• [Work to do] Could you transcribe the material below exactly, without leaving out a single line?
--- Given material ---
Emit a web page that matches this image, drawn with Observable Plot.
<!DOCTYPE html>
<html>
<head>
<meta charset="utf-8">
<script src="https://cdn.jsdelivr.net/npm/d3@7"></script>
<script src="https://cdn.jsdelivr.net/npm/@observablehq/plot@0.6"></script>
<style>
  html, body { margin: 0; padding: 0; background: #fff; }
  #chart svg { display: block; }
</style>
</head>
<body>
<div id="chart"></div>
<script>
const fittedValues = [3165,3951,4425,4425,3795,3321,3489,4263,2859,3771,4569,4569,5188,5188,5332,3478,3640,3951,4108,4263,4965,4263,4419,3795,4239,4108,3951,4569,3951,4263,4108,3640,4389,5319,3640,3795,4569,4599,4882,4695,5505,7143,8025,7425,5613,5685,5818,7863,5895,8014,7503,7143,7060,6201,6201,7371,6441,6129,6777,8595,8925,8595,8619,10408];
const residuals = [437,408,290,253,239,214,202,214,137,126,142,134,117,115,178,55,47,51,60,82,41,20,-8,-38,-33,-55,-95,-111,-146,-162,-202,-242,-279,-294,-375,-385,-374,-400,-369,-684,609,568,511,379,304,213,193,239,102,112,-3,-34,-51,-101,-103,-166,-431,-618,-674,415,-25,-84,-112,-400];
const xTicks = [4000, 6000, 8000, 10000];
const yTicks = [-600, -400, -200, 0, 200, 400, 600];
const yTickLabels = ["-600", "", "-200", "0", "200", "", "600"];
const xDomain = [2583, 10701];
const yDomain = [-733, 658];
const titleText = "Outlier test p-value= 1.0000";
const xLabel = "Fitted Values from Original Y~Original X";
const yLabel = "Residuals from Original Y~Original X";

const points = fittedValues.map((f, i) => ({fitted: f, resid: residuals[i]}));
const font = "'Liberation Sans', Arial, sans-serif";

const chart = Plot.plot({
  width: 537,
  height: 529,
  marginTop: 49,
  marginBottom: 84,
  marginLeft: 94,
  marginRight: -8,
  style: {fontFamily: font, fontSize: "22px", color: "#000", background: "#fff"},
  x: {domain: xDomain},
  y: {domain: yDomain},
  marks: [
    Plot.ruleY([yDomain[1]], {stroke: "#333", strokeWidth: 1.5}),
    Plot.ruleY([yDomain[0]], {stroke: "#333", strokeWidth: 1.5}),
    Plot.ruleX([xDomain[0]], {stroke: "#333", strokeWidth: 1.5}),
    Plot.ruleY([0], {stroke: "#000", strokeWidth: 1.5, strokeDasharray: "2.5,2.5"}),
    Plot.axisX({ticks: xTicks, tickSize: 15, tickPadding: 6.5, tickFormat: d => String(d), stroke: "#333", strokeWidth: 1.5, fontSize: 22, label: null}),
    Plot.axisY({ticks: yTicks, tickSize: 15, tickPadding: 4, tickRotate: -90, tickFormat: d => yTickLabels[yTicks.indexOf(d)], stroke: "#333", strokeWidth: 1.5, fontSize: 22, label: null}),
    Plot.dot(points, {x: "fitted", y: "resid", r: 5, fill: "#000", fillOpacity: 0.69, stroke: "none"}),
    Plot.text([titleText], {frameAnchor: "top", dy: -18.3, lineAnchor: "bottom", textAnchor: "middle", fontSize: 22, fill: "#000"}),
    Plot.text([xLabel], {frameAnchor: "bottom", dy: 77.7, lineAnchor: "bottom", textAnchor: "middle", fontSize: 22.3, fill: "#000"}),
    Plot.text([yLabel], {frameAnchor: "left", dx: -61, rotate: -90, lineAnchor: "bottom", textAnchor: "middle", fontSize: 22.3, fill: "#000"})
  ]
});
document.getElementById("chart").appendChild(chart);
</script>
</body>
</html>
---
• [Correct response]
Emit a web page that matches this image, drawn with Observable Plot.
<!DOCTYPE html>
<html>
<head>
<meta charset="utf-8">
<script src="https://cdn.jsdelivr.net/npm/d3@7"></script>
<script src="https://cdn.jsdelivr.net/npm/@observablehq/plot@0.6"></script>
<style>
  html, body { margin: 0; padding: 0; background: #fff; }
  #chart svg { display: block; }
</style>
</head>
<body>
<div id="chart"></div>
<script>
const fittedValues = [3165,3951,4425,4425,3795,3321,3489,4263,2859,3771,4569,4569,5188,5188,5332,3478,3640,3951,4108,4263,4965,4263,4419,3795,4239,4108,3951,4569,3951,4263,4108,3640,4389,5319,3640,3795,4569,4599,4882,4695,5505,7143,8025,7425,5613,5685,5818,7863,5895,8014,7503,7143,7060,6201,6201,7371,6441,6129,6777,8595,8925,8595,8619,10408];
const residuals = [437,408,290,253,239,214,202,214,137,126,142,134,117,115,178,55,47,51,60,82,41,20,-8,-38,-33,-55,-95,-111,-146,-162,-202,-242,-279,-294,-375,-385,-374,-400,-369,-684,609,568,511,379,304,213,193,239,102,112,-3,-34,-51,-101,-103,-166,-431,-618,-674,415,-25,-84,-112,-400];
const xTicks = [4000, 6000, 8000, 10000];
const yTicks = [-600, -400, -200, 0, 200, 400, 600];
const yTickLabels = ["-600", "", "-200", "0", "200", "", "600"];
const xDomain = [2583, 10701];
const yDomain = [-733, 658];
const titleText = "Outlier test p-value= 1.0000";
const xLabel = "Fitted Values from Original Y~Original X";
const yLabel = "Residuals from Original Y~Original X";

const points = fittedValues.map((f, i) => ({fitted: f, resid: residuals[i]}));
const font = "'Liberation Sans', Arial, sans-serif";

const chart = Plot.plot({
  width: 537,
  height: 529,
  marginTop: 49,
  marginBottom: 84,
  marginLeft: 94,
  marginRight: -8,
  style: {fontFamily: font, fontSize: "22px", color: "#000", background: "#fff"},
  x: {domain: xDomain},
  y: {domain: yDomain},
  marks: [
    Plot.ruleY([yDomain[1]], {stroke: "#333", strokeWidth: 1.5}),
    Plot.ruleY([yDomain[0]], {stroke: "#333", strokeWidth: 1.5}),
    Plot.ruleX([xDomain[0]], {stroke: "#333", strokeWidth: 1.5}),
    Plot.ruleY([0], {stroke: "#000", strokeWidth: 1.5, strokeDasharray: "2.5,2.5"}),
    Plot.axisX({ticks: xTicks, tickSize: 15, tickPadding: 6.5, tickFormat: d => String(d), stroke: "#333", strokeWidth: 1.5, fontSize: 22, label: null}),
    Plot.axisY({ticks: yTicks, tickSize: 15, tickPadding: 4, tickRotate: -90, tickFormat: d => yTickLabels[yTicks.indexOf(d)], stroke: "#333", strokeWidth: 1.5, fontSize: 22, label: null}),
    Plot.dot(points, {x: "fitted", y: "resid", r: 5, fill: "#000", fillOpacity: 0.69, stroke: "none"}),
    Plot.text([titleText], {frameAnchor: "top", dy: -18.3, lineAnchor: "bottom", textAnchor: "middle", fontSize: 22, fill: "#000"}),
    Plot.text([xLabel], {frameAnchor: "bottom", dy: 77.7, lineAnchor: "bottom", textAnchor: "middle", fontSize: 22.3, fill: "#000"}),
    Plot.text([yLabel], {frameAnchor: "left", dx: -61, rotate: -90, lineAnchor: "bottom", textAnchor: "middle", fontSize: 22.3, fill: "#000"})
  ]
});
document.getElementById("chart").appendChild(chart);
</script>
</body>
</html>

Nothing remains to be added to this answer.